El momento más significativo para mi descubrir identitario fue cuando salí por primera vez del país rumbo a la Habana. Estando en Panamá, a los agentes de la aduana y a las personas con que hablaba les costaba identificar de donde era. Algunos pensaban que era Dominicana, otros de Colon (Panamá) e incluso algunos creían que era Cubana o de las Antillas. De esta experiencia se despertó en mí la conciencia por visibilizar mi identidad de Afro-caribeña. Es decir, además de reivindicar mi condición de ser una mujer negra, se despertó en mi la importancia de visibilizar mi pertenencia al mundo Caribe.
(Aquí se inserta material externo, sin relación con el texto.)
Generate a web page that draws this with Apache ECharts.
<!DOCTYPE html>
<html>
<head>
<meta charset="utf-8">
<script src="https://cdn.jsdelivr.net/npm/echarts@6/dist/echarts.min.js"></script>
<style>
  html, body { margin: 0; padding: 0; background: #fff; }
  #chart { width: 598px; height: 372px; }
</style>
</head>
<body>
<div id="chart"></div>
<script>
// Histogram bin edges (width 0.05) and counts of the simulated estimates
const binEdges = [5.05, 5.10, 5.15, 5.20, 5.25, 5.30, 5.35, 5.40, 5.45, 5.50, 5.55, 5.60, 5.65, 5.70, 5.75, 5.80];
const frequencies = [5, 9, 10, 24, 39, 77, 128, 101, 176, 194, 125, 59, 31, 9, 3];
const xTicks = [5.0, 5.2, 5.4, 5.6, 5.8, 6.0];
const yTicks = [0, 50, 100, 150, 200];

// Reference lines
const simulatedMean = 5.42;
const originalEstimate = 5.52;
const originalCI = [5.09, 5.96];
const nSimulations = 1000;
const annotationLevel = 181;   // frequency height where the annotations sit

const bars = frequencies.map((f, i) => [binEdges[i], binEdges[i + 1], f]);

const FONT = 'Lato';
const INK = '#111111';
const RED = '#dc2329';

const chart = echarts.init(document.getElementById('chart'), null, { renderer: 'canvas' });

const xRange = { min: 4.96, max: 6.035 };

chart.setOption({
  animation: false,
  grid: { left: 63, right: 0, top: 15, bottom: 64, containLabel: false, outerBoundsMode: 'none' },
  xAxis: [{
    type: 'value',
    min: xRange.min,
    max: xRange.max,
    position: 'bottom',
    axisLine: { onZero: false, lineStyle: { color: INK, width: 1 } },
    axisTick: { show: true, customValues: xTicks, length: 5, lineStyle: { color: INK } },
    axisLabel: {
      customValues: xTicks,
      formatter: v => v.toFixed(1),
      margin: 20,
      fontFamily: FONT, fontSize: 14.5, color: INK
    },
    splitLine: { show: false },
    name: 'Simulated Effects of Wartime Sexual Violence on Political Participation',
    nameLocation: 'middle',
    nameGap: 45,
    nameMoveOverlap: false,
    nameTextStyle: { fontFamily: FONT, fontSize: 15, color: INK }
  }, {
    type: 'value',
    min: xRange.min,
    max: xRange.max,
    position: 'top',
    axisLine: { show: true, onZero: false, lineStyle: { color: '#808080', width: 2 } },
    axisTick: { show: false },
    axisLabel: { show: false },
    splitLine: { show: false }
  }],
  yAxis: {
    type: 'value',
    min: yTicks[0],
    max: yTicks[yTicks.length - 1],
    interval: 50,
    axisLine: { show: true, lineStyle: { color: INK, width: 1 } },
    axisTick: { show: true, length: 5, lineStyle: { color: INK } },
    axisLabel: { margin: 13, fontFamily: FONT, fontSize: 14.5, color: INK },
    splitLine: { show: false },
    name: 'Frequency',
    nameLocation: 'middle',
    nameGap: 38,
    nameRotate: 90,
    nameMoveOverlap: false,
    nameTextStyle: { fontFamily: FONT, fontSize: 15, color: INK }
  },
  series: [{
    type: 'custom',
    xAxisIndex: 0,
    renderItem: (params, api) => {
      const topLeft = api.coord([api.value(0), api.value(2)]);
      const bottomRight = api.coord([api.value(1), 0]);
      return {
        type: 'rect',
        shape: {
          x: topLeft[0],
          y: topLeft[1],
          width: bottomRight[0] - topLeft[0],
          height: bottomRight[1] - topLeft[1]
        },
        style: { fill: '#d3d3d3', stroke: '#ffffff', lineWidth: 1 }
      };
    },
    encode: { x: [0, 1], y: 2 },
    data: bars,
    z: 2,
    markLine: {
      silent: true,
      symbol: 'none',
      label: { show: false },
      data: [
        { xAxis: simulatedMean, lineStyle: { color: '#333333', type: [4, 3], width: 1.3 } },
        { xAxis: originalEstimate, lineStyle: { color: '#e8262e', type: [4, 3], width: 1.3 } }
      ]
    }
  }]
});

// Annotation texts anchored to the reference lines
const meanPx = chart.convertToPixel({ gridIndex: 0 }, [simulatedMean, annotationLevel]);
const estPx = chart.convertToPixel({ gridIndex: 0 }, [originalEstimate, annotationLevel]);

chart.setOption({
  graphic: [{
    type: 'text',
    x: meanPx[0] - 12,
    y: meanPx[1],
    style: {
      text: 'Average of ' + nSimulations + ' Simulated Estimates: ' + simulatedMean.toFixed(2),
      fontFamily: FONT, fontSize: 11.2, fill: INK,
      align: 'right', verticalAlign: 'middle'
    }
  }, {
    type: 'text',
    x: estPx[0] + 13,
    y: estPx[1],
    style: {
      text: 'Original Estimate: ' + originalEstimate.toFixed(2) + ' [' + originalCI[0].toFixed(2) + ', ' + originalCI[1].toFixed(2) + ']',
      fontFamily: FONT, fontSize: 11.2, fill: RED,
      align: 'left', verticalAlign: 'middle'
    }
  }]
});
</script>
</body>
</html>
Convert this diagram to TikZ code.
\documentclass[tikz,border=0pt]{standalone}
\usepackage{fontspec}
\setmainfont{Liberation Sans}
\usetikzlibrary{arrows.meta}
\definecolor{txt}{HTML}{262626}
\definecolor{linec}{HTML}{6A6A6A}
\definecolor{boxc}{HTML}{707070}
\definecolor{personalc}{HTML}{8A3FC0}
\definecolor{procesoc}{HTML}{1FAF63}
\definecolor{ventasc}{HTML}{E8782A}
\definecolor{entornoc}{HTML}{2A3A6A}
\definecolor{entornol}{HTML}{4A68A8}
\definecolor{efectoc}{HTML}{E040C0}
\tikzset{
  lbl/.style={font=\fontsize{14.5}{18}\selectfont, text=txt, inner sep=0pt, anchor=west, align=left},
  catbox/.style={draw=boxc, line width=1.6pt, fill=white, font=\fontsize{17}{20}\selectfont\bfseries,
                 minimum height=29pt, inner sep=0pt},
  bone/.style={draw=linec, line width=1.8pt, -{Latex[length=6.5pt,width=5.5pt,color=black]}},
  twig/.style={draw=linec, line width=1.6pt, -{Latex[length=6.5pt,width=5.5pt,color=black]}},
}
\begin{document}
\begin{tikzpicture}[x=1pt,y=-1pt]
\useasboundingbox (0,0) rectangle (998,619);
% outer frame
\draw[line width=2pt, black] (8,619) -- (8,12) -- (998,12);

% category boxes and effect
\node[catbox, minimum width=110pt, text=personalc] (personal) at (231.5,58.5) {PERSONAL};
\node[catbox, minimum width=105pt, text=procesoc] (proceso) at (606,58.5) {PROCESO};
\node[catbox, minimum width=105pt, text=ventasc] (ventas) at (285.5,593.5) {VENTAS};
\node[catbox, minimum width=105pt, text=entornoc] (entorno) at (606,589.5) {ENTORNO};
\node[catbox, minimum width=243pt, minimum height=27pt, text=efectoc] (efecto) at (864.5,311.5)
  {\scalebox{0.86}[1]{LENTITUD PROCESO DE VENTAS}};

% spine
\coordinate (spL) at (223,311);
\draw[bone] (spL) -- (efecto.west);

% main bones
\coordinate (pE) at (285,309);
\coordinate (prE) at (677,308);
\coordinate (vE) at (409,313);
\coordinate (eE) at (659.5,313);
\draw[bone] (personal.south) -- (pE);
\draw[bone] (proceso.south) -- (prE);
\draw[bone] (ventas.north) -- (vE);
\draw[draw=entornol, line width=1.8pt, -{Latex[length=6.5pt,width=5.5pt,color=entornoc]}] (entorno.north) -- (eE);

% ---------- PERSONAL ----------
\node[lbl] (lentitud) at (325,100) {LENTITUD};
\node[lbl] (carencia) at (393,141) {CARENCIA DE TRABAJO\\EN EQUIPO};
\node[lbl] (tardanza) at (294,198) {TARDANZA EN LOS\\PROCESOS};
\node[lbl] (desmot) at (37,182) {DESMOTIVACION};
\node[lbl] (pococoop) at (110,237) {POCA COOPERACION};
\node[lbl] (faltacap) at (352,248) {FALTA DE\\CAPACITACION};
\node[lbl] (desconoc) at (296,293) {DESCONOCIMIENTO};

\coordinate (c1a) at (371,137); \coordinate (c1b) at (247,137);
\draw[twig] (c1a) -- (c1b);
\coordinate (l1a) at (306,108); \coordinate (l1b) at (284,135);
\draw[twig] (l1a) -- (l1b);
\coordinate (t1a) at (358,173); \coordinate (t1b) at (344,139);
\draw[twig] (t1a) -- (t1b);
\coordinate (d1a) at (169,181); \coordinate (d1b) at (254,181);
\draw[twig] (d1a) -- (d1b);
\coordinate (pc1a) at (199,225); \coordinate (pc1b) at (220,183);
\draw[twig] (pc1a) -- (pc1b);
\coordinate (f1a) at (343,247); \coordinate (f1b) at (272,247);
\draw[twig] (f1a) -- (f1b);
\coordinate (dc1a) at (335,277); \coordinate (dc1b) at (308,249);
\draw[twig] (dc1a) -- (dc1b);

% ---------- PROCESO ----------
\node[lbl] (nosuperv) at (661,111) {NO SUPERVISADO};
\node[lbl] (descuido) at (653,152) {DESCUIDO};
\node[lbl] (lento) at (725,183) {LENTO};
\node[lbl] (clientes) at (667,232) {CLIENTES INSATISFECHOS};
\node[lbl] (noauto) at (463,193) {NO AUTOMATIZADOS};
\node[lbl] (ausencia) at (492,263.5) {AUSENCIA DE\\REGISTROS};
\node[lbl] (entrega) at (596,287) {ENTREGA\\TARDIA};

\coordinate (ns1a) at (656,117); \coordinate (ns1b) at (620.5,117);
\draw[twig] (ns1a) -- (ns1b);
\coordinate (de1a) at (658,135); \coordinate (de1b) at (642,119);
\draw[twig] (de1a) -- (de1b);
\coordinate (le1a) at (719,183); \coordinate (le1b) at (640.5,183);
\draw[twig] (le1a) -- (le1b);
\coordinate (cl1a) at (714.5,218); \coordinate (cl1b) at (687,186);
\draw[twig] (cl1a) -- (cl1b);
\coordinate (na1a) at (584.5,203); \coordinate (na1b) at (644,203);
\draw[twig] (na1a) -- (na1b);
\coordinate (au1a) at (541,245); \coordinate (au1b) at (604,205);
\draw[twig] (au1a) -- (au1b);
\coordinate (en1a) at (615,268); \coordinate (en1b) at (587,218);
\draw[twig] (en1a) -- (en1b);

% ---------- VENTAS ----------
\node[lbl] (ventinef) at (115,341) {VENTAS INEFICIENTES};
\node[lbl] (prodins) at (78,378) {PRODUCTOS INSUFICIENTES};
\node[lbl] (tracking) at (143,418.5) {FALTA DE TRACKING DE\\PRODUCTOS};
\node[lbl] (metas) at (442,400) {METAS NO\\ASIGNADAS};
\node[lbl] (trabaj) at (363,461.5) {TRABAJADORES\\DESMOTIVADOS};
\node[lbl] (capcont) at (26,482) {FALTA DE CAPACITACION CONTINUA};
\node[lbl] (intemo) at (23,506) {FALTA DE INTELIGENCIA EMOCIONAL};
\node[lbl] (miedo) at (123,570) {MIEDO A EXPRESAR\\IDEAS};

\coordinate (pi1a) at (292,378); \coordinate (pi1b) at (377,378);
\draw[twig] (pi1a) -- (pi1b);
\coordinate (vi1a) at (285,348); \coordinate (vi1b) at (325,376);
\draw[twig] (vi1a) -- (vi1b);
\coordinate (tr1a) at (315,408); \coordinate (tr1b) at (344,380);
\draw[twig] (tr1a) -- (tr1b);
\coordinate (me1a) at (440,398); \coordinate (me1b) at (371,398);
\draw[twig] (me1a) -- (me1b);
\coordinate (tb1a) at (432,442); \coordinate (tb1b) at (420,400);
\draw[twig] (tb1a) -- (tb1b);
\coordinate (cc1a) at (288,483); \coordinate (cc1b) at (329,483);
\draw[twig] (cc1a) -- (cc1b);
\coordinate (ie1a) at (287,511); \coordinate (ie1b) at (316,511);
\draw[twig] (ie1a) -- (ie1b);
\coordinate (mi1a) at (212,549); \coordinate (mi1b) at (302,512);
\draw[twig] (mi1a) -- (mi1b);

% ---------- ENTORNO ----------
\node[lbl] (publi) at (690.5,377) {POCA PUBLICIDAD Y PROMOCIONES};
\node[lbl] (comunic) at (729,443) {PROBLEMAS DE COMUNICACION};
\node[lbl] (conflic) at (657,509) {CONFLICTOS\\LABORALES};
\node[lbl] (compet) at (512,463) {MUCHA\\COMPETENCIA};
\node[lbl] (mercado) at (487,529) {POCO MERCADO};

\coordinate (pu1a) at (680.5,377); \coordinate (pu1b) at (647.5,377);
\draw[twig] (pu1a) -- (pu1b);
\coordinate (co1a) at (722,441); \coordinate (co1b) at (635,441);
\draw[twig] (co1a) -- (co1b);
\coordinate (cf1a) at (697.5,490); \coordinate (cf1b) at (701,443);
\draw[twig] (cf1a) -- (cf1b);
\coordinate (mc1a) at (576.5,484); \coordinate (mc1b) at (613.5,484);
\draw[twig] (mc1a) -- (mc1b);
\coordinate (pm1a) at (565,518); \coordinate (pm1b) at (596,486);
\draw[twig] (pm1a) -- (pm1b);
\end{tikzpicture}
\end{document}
Con estas dos experiencias entendí que podría ser de cualquier parte del Gran Caribe: nuestros cuerpos, colores y rostros, son un producto histórico que nos caracteriza como pueblo y que nos permite ver la existencia de un pasado, una memoria y una cultura común. Desde ahí comencé a reflexionar sobre la importancia de visibilizar nuestra pertenencia al Caribe como región, pero también como una condición cultural. Pensando en las islas, y en el momento de tensión social que se estaba viviendo, muchas preguntas comenzaron a llegar ¿Si tanto pañas como raizales pertenecemos a este mundo Caribe, por qué seguir reproduciendo la existencia de diferencias?, ¿Por qué no pensar mejor en las cosas que compartimos por encima de las que nos diferencian?

Después de estas experiencias, y luego de mi trabajo con jóvenes desde distintas instituciones, traté de ponerme por encima de los conflictos internos y de continuar una vida que aportara a la superación de estos discursos segregacionistas entre raizales y pañas. Fue así como fruto del trabajo en la maestría hice mi tesis de grado sobre la “construcción de identidades en contextos multiétnicos”. En ella intente describir las distintas formas en las que se puede ser un sanandresano: como raizal, árabe, residente, teniendo en cuenta los distintos procesos históricos vividos en este territorio.

Mi objetivo con esta postura era lograr hacer comprender que como sociedad insular, lo más importante es lograr la convivencia y la sustentabilidad del territorio a partir del reconocimiento y respeto de las diferencias de los distintos grupos humanos que aquí habitamos. Sin embargo, en los últimos años se han agudizado las reclamaciones de algunos grupos raizales, y con ellas se han institucionalizado algunas prácticas de exclusión en los procesos de participación política, llegando a ser incluso discriminatorias para la población no raizal. Es por ello que hace algunos años comencé a trabajar en pro de la defensa de los derechos de la población Afrodescendiente no raizal, nacida y residenciada en la isla. Lo hago porque considero que en este nuevo juego de poder, tal como lo contempla la Constitución de 1991 y las otras normas complementarias, las poblaciones que no se definen étnicamente son las que están siendo más vulneradas.

En el caso de San Andrés, los residentes no raizales somos los más afectados ya que muchos viven en situaciones de pobreza y vulnerabilidad, y porque además en este momento todos los beneficios están orientados a la población raizal. Por ende, no nos incluyen en las políticas públicas,

Con este nuevo enfoque, reconocemos los derechos territoriales y ancestrales del pueblo raizal sobre las islas, pero también queremos que, como grupo humano, los Afrodescendientes nacidos en las islas tengamos la oportunidad de acceder a la oferta institucional en pro del mejoramiento de nuestras condiciones de vida. Creo que sólo con el reconocimiento de los derechos de unos y otros podemos hacer frente a las situaciones de vulnerabilidad que se presentan en las islas. Solo la búsqueda de consenso sobre el destino de las islas es lo que nos va a permitir mejorar como sociedad y ser perdurables en el tiempo.